Aún quedan varias anécdotas que contar pero, coincidiendo con mi regreso a España (ansiado: como en casa no se está en ningún sitio), prefiero resumirlas en un par de artículos para no fatigar al lector. Hace unos días conté que no encontraba el monumento a Goethe, a pesar de haberlo buscado con ayuda de un plano. Dice Julio Llamazares en uno de sus libros, y cito de memoria, dado que al escribir estas líneas, aún en el hotel, no tengo a mano mis papeles y mis documentos, y por tanto es posible que el recuerdo deforme la cita: “El viajero, cuando no sabe qué hacer, deja que se lo diga el destino”. En otras palabras: que a veces aprovecha más prescindir de los mapas y echarse a andar, con la esperanza de que el azar y el vagabundeo nos conduzcan a lugares inesperados o en los que anide la sorpresa. Por eso, una tarde, deambulando por ahí, en Estrasburgo, para ver de cerca la fachada de un viejo templo, topamos sin proponérnoslo con Goethe, delante del Palacio de la Universidad. Su reproducción sujeta un bastón en la mano derecha, tiene un pie adelantado con respecto al cuerpo y el brazo izquierdo reposa detrás de la espalda. Su actitud es noble y pedí que me hicieran una fotografía junto al monumento. Di, también, con otras tiendas de cómics y librerías, de animados y coloristas escaparates.
En el restaurante Le Gruber, en la Rue du Maroquin, a un paso de la bellísima catedral, comí una ensalada tradicional que incluía tiras de queso y de cebolla y que mi paladar agradeció sobremanera. Dentro de ese local probamos el chucrut. Creo que algunos ingredientes secundarios varían, dependiendo del cocinero y del restaurante. El enorme plato de chucrut se parece a un cocido sin la sopa ni los garbanzos de turno. El que yo degusté, en Le Gruber, estaba compuesto de col desmenuzada, salchichas, patatas, morcilla, panceta, lacón y paté.

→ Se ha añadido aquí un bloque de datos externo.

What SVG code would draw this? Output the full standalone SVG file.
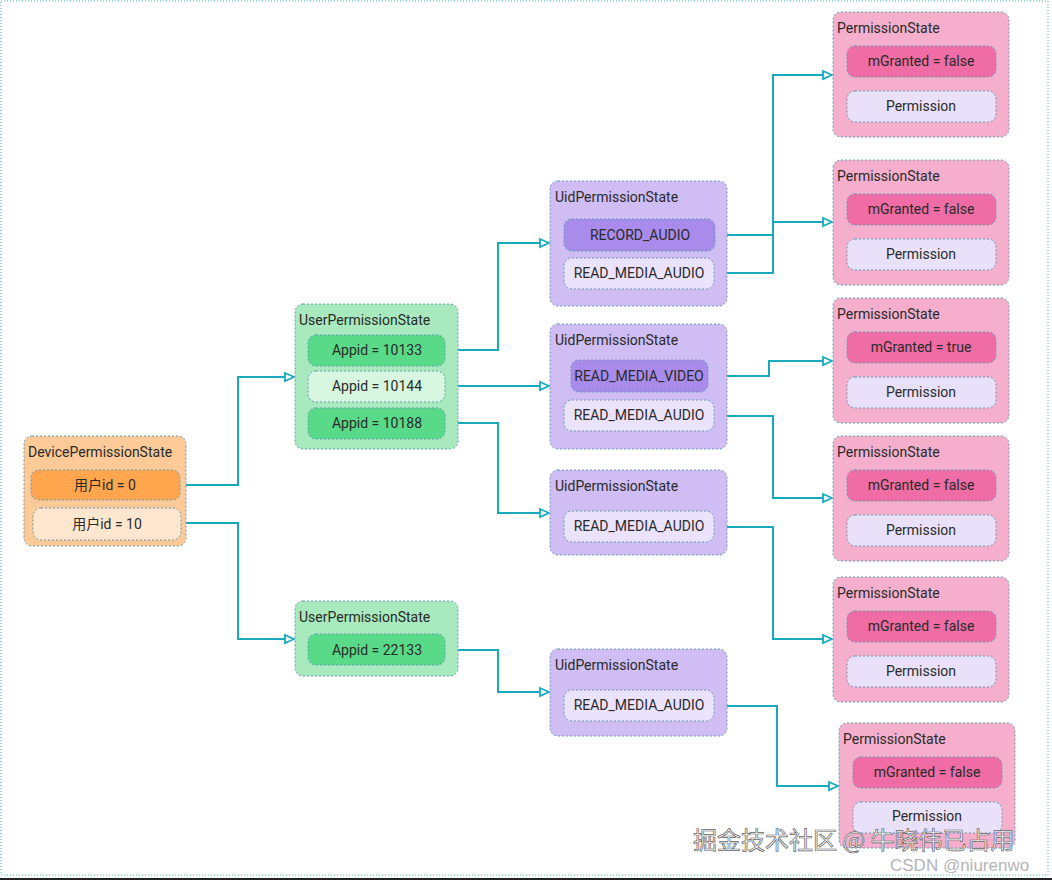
<svg xmlns="http://www.w3.org/2000/svg" width="1052" height="880" viewBox="0 0 1052 880">
<defs>
<style>
text{font-family:Roboto,"Liberation Sans","Noto Sans CJK SC",sans-serif;font-size:14px;fill:#2a2a2a}
.t{text-anchor:start}
.c{text-anchor:middle}
.bx{stroke:#5f9ab4;stroke-width:1;stroke-dasharray:2 2}
.dev{fill:#fdca98}.devA{fill:#ffa64e}.devB{fill:#ffe7cf}
.usr{fill:#a8e9bd}.usrA{fill:#58da88}.usrB{fill:#d6f6e0}
.uid{fill:#cfbdf3}.uidA{fill:#a88bea}.uidB{fill:#ebe3fb}
.prm{fill:#f5afcc}.prmA{fill:#ef6ca4}.prmB{fill:#e8e1f9}
.ln{fill:none;stroke:#17aabf;stroke-width:2}
</style>
<marker id="ar" markerWidth="12" markerHeight="12" refX="10" refY="5" orient="auto" markerUnits="userSpaceOnUse" viewBox="0 0 12 10">
<path d="M1,1 L10,5 L1,9 Z" fill="#fff" stroke="#17aabf" stroke-width="1.8"/>
</marker>
</defs>
<rect x="0" y="0" width="1052" height="880" fill="#fff"/>
<rect x="1" y="1" width="1047" height="874" fill="none" stroke="#3bb0b8" stroke-width="1" stroke-dasharray="1 2"/>
<line x1="0" y1="879" x2="1052" y2="879" stroke="#222" stroke-width="2"/>

<g id="connectors">
<path class="ln" d="M181,485 H238 V377 H294" marker-end="url(#ar)"/>
<path class="ln" d="M181,523 H238 V639 H294" marker-end="url(#ar)"/>
<path class="ln" d="M445,350 H498 V243 H549" marker-end="url(#ar)"/>
<path class="ln" d="M445,386 H549" marker-end="url(#ar)"/>
<path class="ln" d="M445,423 H498 V513 H549" marker-end="url(#ar)"/>
<path class="ln" d="M445,650 H498 V692 H549" marker-end="url(#ar)"/>
<path class="ln" d="M715,235 H773 V75 H832" marker-end="url(#ar)"/>
<path class="ln" d="M714,273 H773 V222 H832" marker-end="url(#ar)"/>
<path class="ln" d="M708,376 H769 V361 H832" marker-end="url(#ar)"/>
<path class="ln" d="M714,416 H773 V498 H832" marker-end="url(#ar)"/>
<path class="ln" d="M714,527 H773 V639 H832" marker-end="url(#ar)"/>
<path class="ln" d="M714,706 H777 V786 H838" marker-end="url(#ar)"/>
</g>

<g id="device">
<rect class="dev bx" x="24" y="436" width="162" height="110" rx="8"/>
<text class="t" x="28" y="457">DevicePermissionState</text>
<rect class="devA bx" x="31" y="470" width="149" height="30" rx="8"/>
<text class="c" x="105" y="490">用户id = 0</text>
<rect class="devB bx" x="33" y="508" width="148" height="32" rx="8"/>
<text class="c" x="107" y="529">用户id = 10</text>
</g>

<g id="user1">
<rect class="usr bx" x="295" y="304" width="163" height="145" rx="8"/>
<text class="t" x="299" y="325">UserPermissionState</text>
<rect class="usrA bx" x="308" y="335" width="137" height="31" rx="8"/>
<text class="c" x="377" y="355">Appid = 10133</text>
<rect class="usrB bx" x="308" y="371" width="137" height="31" rx="8"/>
<text class="c" x="377" y="391">Appid = 10144</text>
<rect class="usrA bx" x="308" y="408" width="137" height="31" rx="8"/>
<text class="c" x="377" y="428">Appid = 10188</text>
</g>

<g id="user2">
<rect class="usr bx" x="295" y="601" width="163" height="75" rx="8"/>
<text class="t" x="299" y="622">UserPermissionState</text>
<rect class="usrA bx" x="308" y="634" width="137" height="31" rx="8"/>
<text class="c" x="377" y="655">Appid = 22133</text>
</g>

<g id="uid1">
<rect class="uid bx" x="550" y="181" width="177" height="125" rx="8"/>
<text class="t" x="555" y="202">UidPermissionState</text>
<rect class="uidA bx" x="564" y="219" width="151" height="32" rx="8"/>
<text class="c" x="640" y="240">RECORD_AUDIO</text>
<rect class="uidB bx" x="564" y="258" width="150" height="31" rx="8"/>
<text class="c" x="639" y="278">READ_MEDIA_AUDIO</text>
</g>

<g id="uid2">
<rect class="uid bx" x="550" y="324" width="177" height="125" rx="8"/>
<text class="t" x="555" y="345">UidPermissionState</text>
<rect class="uidA bx" x="571" y="360" width="137" height="32" rx="8"/>
<text class="c" x="639" y="381">READ_MEDIA_VIDEO</text>
<rect class="uidB bx" x="564" y="400" width="150" height="31" rx="8"/>
<text class="c" x="639" y="420">READ_MEDIA_AUDIO</text>
</g>

<g id="uid3">
<rect class="uid bx" x="550" y="470" width="177" height="85" rx="8"/>
<text class="t" x="555" y="491">UidPermissionState</text>
<rect class="uidB bx" x="564" y="511" width="150" height="31" rx="8"/>
<text class="c" x="639" y="531">READ_MEDIA_AUDIO</text>
</g>

<g id="uid4">
<rect class="uid bx" x="550" y="649" width="177" height="87" rx="8"/>
<text class="t" x="555" y="670">UidPermissionState</text>
<rect class="uidB bx" x="564" y="690" width="150" height="31" rx="8"/>
<text class="c" x="639" y="710">READ_MEDIA_AUDIO</text>
</g>

<g id="perm1">
<rect class="prm bx" x="833" y="12" width="176" height="125" rx="8"/>
<text class="t" x="837" y="33">PermissionState</text>
<rect class="prmA bx" x="847" y="46" width="149" height="31" rx="8"/>
<text class="c" x="921" y="66">mGranted = false</text>
<rect class="prmB bx" x="847" y="91" width="149" height="31" rx="8"/>
<text class="c" x="921" y="111">Permission</text>
</g>

<g id="perm2">
<rect class="prm bx" x="833" y="160" width="176" height="125" rx="8"/>
<text class="t" x="837" y="181">PermissionState</text>
<rect class="prmA bx" x="847" y="194" width="149" height="31" rx="8"/>
<text class="c" x="921" y="214">mGranted = false</text>
<rect class="prmB bx" x="847" y="239" width="149" height="31" rx="8"/>
<text class="c" x="921" y="259">Permission</text>
</g>

<g id="perm3">
<rect class="prm bx" x="833" y="298" width="176" height="125" rx="8"/>
<text class="t" x="837" y="319">PermissionState</text>
<rect class="prmA bx" x="847" y="332" width="149" height="31" rx="8"/>
<text class="c" x="921" y="352">mGranted = true</text>
<rect class="prmB bx" x="847" y="377" width="149" height="31" rx="8"/>
<text class="c" x="921" y="397">Permission</text>
</g>

<g id="perm4">
<rect class="prm bx" x="833" y="436" width="176" height="125" rx="8"/>
<text class="t" x="837" y="457">PermissionState</text>
<rect class="prmA bx" x="847" y="470" width="149" height="31" rx="8"/>
<text class="c" x="921" y="490">mGranted = false</text>
<rect class="prmB bx" x="847" y="515" width="149" height="31" rx="8"/>
<text class="c" x="921" y="535">Permission</text>
</g>

<g id="perm5">
<rect class="prm bx" x="833" y="577" width="176" height="125" rx="8"/>
<text class="t" x="837" y="598">PermissionState</text>
<rect class="prmA bx" x="847" y="611" width="149" height="31" rx="8"/>
<text class="c" x="921" y="631">mGranted = false</text>
<rect class="prmB bx" x="847" y="656" width="149" height="31" rx="8"/>
<text class="c" x="921" y="676">Permission</text>
</g>

<g id="perm6">
<rect class="prm bx" x="839" y="723" width="176" height="125" rx="8"/>
<text class="t" x="843" y="744">PermissionState</text>
<rect class="prmA bx" x="853" y="757" width="149" height="31" rx="8"/>
<text class="c" x="927" y="777">mGranted = false</text>
<rect class="prmB bx" x="853" y="802" width="149" height="31" rx="8"/>
<text class="c" x="927" y="821">Permission</text>
</g>

<g id="watermark">
<text x="693" y="849" style="font-size:24px;fill:#fafafa;stroke:#666;stroke-width:0.7;font-family:'Noto Sans CJK SC','Liberation Sans',sans-serif">掘金技术社区 @ 牛晓伟已占用</text>
<text x="890" y="871" style="font-size:17px;fill:#b4b4b4;font-family:'Liberation Sans',Arial,sans-serif">CSDN @niurenwo</text>
</g>
</svg>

En las tiendas de especialidades alsacianas lo venden ya preparado y metido en tarros de cristal, pero supongo que no es lo mismo: además, el aspecto exterior, con la col y las salchichas apretujadas contra las paredes del bote, lo asemejan a esos fetos de animales que conservan los brujos de las películas. Comí también unas tajadas de pan con foie-gras. En otra bandeja nos pusieron lonchas de pan de aceitunas: suena raro, pero estaba rico, como si uno untara la miga en la salmuera de un plato de olivas. En otro restaurante, a la orilla del Ill, cerca de un plátano milenario, probamos las célebres “tartes flambées”, que anuncian en el menú de la entrada de todos los establecimientos de comida típica. Estas tartas flameadas, de origen campesino, son un sucedáneo de la pizza, elaborado con una masa muy fina y servido en una plancha de madera; los ingredientes, al igual que la pizza, son variados y cada restaurante tiene sus recetas. No olvido un postre de chocolate parecido al mouse, pero más espeso y suculento. Cualquier bollo, tarta o pastel que incluya chocolate, por estos lares, casi hace que a uno se le salten las lágrimas con cada bocado. Demasiado exquisito para ser cierto. Estas comidas de fin de semana me vinieron bien para contrarrestar los frugales sándwiches que comía, por mi cuenta, en el hotel.
Una mañana de domingo fuimos hasta el edificio que alberga la Ópera de Estrasburgo, en la Place Broglie. Junto al teatro habían colocado una reproducción del Caballo de Troya, de alrededor de unos seis metros de altura y construido con madera. Un fuerte y agradable olor a madera me inundó las fosas nasales cuando me aproximé a verlo de cerca. Un sol generoso abrasaba las aceras, y se notaba en las calles ese sosiego dominical que inflama el ánimo.